La tragedia, avvenuta a Collegno, nel Torinese, risale al 30 aprile del 2020. Il giovane Alex intervenne durante una lite tra i suoi genitori e sferrò al padre Giuseppe 34 fendenti con sei coltelli diversi. Secondo una perizia, il ragazzo avrebbe sofferto di una sindrome post-traumatica provocata dal comportamento del genitore. Giuseppe Pompa è stato descritto come una persona "ossessiva, aggressiva, molesta e problematica". La moglie, Maria Caiola, ha detto in aula che poco prima del fatto l'uomo l'aveva chiamata "101 volte" per questioni di gelosia. Nel corso dei mesi, ha raccontato, sia lei sia i figli avevano registrato le sue continue sfuriate "perché pensavamo che ci avrebbe ammazzato".

Stando al racconto del giovane, la goccia che fece traboccare il vaso fu quando, quel 30 aprile, il padre si accorse che un collega aveva toccato due volte la spalla della moglie. "Era un gesto innocuo - aveva spiegato Alex -, ma per papà era la prova del tradimento. A casa fu un crescendo di minacce, di insulti e di offese". Ne seguì una lite furibonda che culminò con la morte del 52enne. 

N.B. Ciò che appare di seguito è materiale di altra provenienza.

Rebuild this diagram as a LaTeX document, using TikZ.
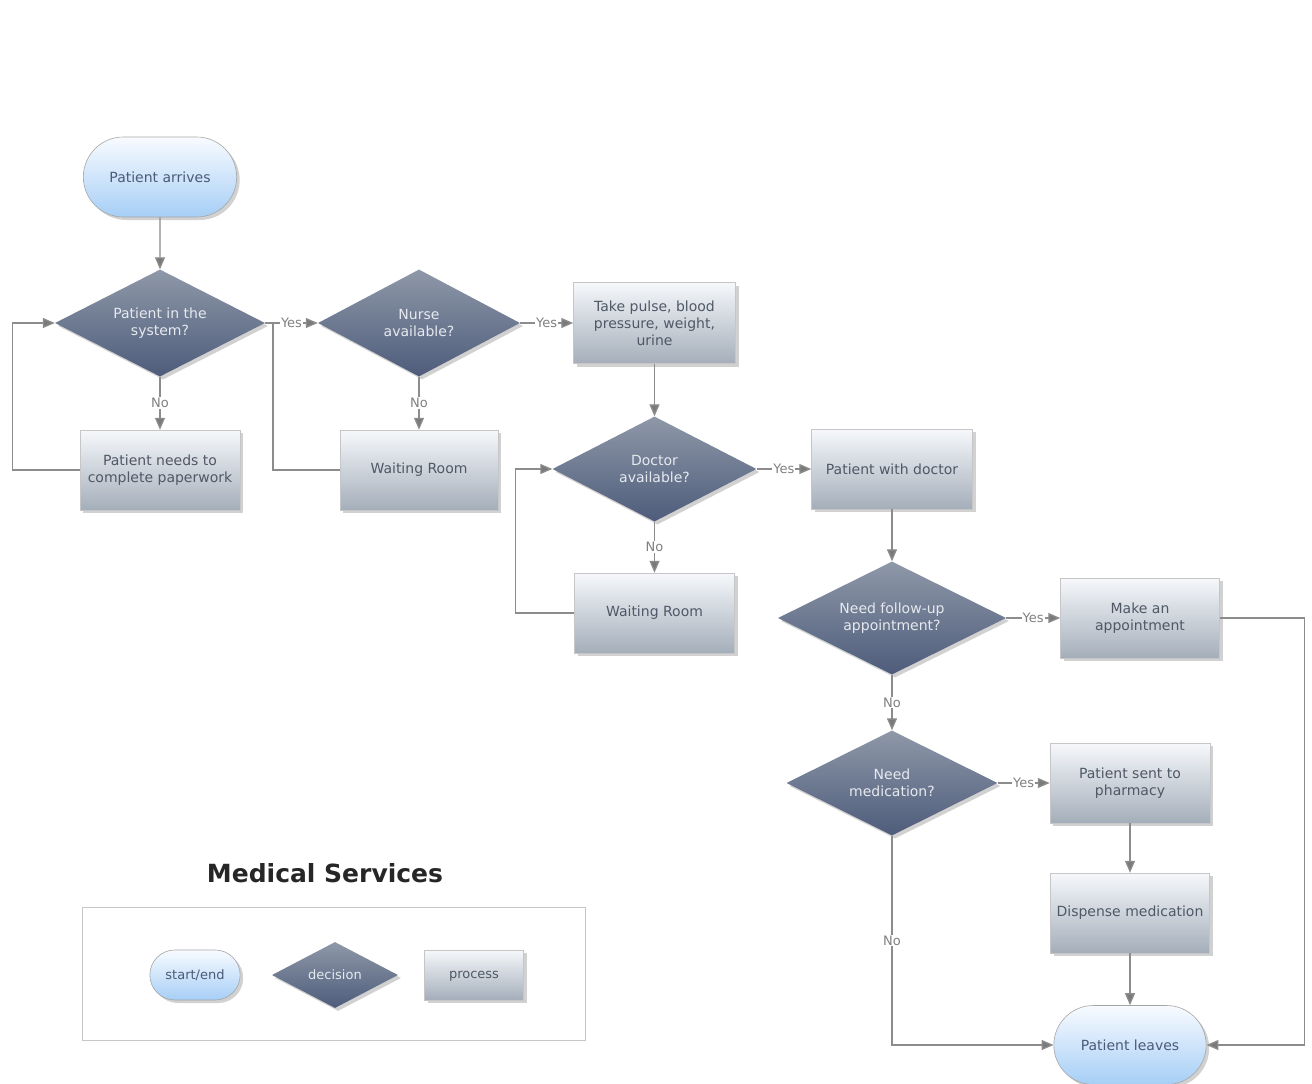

Perché Alex Pompa è stato assolto: le motivazioni della sentenza

Il pm aveva chiesto 14 anni, ma i giudici hanno stabilito che il fatto "non costituisce reato". E oggi sono state rese note le motivazioni di quella sentenza. Secondo i magistrati Alex ingaggiò una lotta "per sopravvivere" e si trovò di fronte ad un contesto "privo di alternative che non fossero colpire o soccombere ed essere ucciso e lasciare uccidere gli altri" familiari. Il ragazzo sferrò 34 coltellate, di cui una al cuore. Ma non si accanì per rabbia o per vendetta. "Con riferimento agli ultimi colpi - scrivono infatti i giudivi -, tanti, rapidi e poco profondi, nessuno mortale, deve ritenersi che Alex Pompa, in quella situazione di terrore e in assenza di informazioni circa gli effetti (rapidamente mortali) della ferita appena inferta con il coltello che si spezzò, continuò a colpire perché sinceramente convinto di avere a che fare con un uomo ancora pericoloso".

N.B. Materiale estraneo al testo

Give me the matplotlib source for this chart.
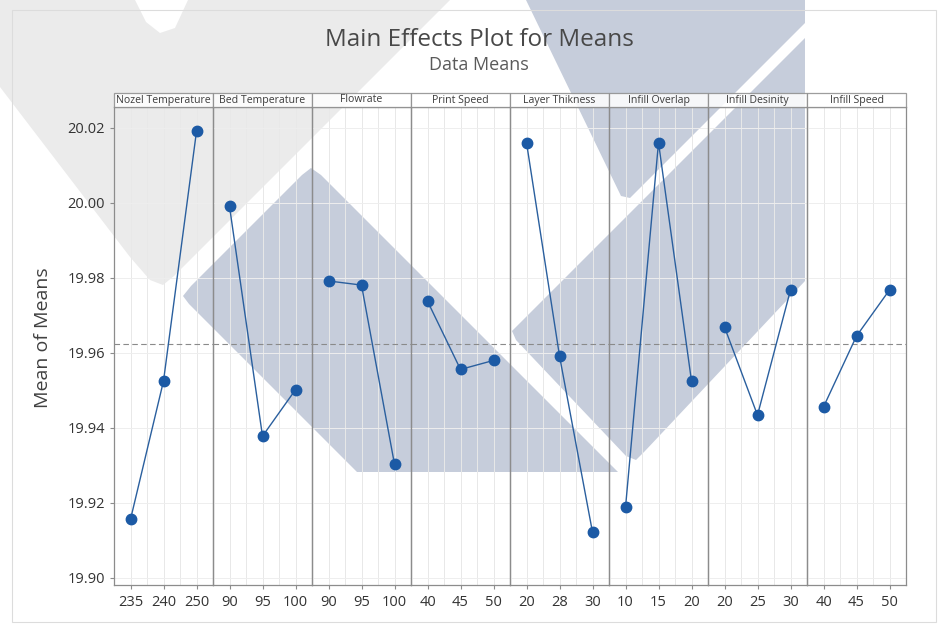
import matplotlib
matplotlib.use("Agg")
import matplotlib.pyplot as plt
from matplotlib.patches import Polygon, Rectangle
from matplotlib.ticker import MultipleLocator
import numpy as np

# factors, levels and the mean of means at each level
factors = ['Nozel Temperature', 'Bed Temperature', 'Flowrate', 'Print Speed',
           'Layer Thikness', 'Infill Overlap', 'Infill Desinity', 'Infill Speed']
levels = [['235', '240', '250'], ['90', '95', '100'], ['90', '95', '100'],
          ['40', '45', '50'], ['20', '28', '30'], ['10', '15', '20'],
          ['20', '25', '30'], ['40', '45', '50']]
means = [[19.9155, 19.9524, 20.0190],
         [19.9990, 19.9377, 19.9501],
         [19.9791, 19.9780, 19.9302],
         [19.9737, 19.9555, 19.9579],
         [20.0160, 19.9591, 19.9121],
         [19.9187, 20.0160, 19.9524],
         [19.9668, 19.9433, 19.9767],
         [19.9455, 19.9644, 19.9767]]
grand_mean = 19.9622

W, H = 942, 630
fig = plt.figure(figsize=(W / 100, H / 100), dpi=100)
plt.rcParams['font.family'] = ['Open Sans', 'DejaVu Sans']


def px(pts):
    # pixel coords (from top-left) -> figure fraction
    return [(x / W, 1 - y / H) for x, y in pts]


def bg_poly(pts, color, z=-9):
    fig.patches.append(Polygon(px(pts), closed=True, transform=fig.transFigure,
                               facecolor=color, edgecolor='none', zorder=z))


# background watermark (rough copy)
wm_gray = '#ebebeb'
wm_blue = '#c6cddb'
bg_poly([(0, 0), (135, 0), (146, 22), (160, 33), (175, 28), (188, 0),
         (450, 0), (174, 276), (163, 285), (150, 280), (130, 257), (0, 87)],
        wm_gray, -10)
bg_poly([(191, 286), (302, 175), (311, 168), (321, 175), (618, 472),
         (357, 472), (189, 304), (183, 296)], wm_blue)
bg_poly([(526, 0), (805, 0), (805, 23), (630, 198), (621, 196)], wm_blue)
bg_poly([(805, 38), (805, 281), (645, 451), (636, 460), (626, 456),
         (516, 340), (512, 331)], wm_blue)
# light outer frame
fig.patches.append(Rectangle((12 / W, 1 - 622 / H), 924 / W, 612 / H,
                             transform=fig.transFigure, fill=False,
                             edgecolor='#dcdcdc', lw=0.8, zorder=-8))

left, right = 114 / W, 906 / W
bottom, top = 1 - 585 / H, 1 - 107 / H
n = len(factors)
pw = (right - left) / n

spine_c = '#8c8c8c'
line_c = '#2a5f9e'
dot_c = '#1c5aa5'

axes = []
for i in range(n):
    ax = fig.add_axes([left + i * pw, bottom, pw, top - bottom],
                      sharey=axes[0] if axes else None)
    axes.append(ax)
    ax.set_facecolor('none')
    x = np.arange(len(levels[i]))
    ax.plot(x, means[i], color=line_c, lw=1.0, zorder=3)
    ax.plot(x, means[i], 'o', color=dot_c, ms=7.5, zorder=4)
    ax.axhline(grand_mean, color='#8a8a8a', lw=0.8, ls=(0, (5, 3)), zorder=2)
    ax.set_xlim(-0.5, 2.5)
    ax.set_xticks(x)
    ax.set_xticklabels(levels[i])
    ax.xaxis.set_minor_locator(MultipleLocator(0.5))
    ax.grid(True, which='both', axis='x', color='#e8e8e8', lw=0.7, zorder=0)
    ax.grid(True, which='major', axis='y', color='#eeeeee', lw=0.7, zorder=0)
    ax.tick_params(which='minor', length=0)
    ax.tick_params(axis='x', length=3, color=spine_c, labelsize=10.5,
                   labelcolor='#333333', pad=4)
    for s in ax.spines.values():
        s.set_color(spine_c)
        s.set_linewidth(0.9)
    if i == 0:
        ax.set_ylim(19.898, 20.0255)
        ax.set_yticks([19.90, 19.92, 19.94, 19.96, 19.98, 20.00, 20.02])
        ax.yaxis.set_major_formatter(plt.FormatStrFormatter('%.2f'))
        ax.tick_params(axis='y', length=3, color=spine_c, labelsize=10.5,
                       labelcolor='#333333')
        ax.set_ylabel('Mean of Means', fontsize=14, color='#404040')
        ax.yaxis.set_label_coords(-0.63, 0.517)
    else:
        ax.tick_params(axis='y', left=False, labelleft=False)
    # strip with factor name
    sh = 14 / 478
    ax.add_patch(Rectangle((0, 1), 1, sh, transform=ax.transAxes,
                           facecolor='white', edgecolor=spine_c, lw=0.9,
                           alpha=0.85, clip_on=False, zorder=5))
    ax.text(0.5, 1 + sh / 2, factors[i], transform=ax.transAxes,
            ha='center', va='center', fontsize=7.6, color='#3c3c3c', zorder=6)

fig.text(479 / W, 1 - 40 / H, 'Main Effects Plot for Means', ha='center',
         va='center', fontsize=17.5, color='#484848', fontweight='medium')
fig.text(479 / W, 1 - 65 / H, 'Data Means', ha='center', va='center',
         fontsize=13, color='#5a5a5a')

fig.savefig('out.png', dpi=100)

Secondo i giudici dunque il 20enne ingaggiò una lotta contro un uomo, il padre Giuseppe, "che stava minacciando di fare una strage. Ciò che di ulteriore è avvenuto dopo quel colpo mortale è da ritenersi giustificato e realizzato per legittima difesa putativa e, in ogni caso, ininfluente". 

Dopo l'assoluzione il giovane aveva spiegato di essere "rimasto molto contento e molto sorpreso", ma dichiarò anche di sentirsi in colpa per quanto aveva fatto. "Sono pentito, assolutamente sì perché non è una cosa bella e non ho nemmeno fatto bene, l'ho detto fin dal primo momento che se potessi tornare indietro innanzitutto non lo farei mai, ma se potessi morirei io piuttosto che mio padre".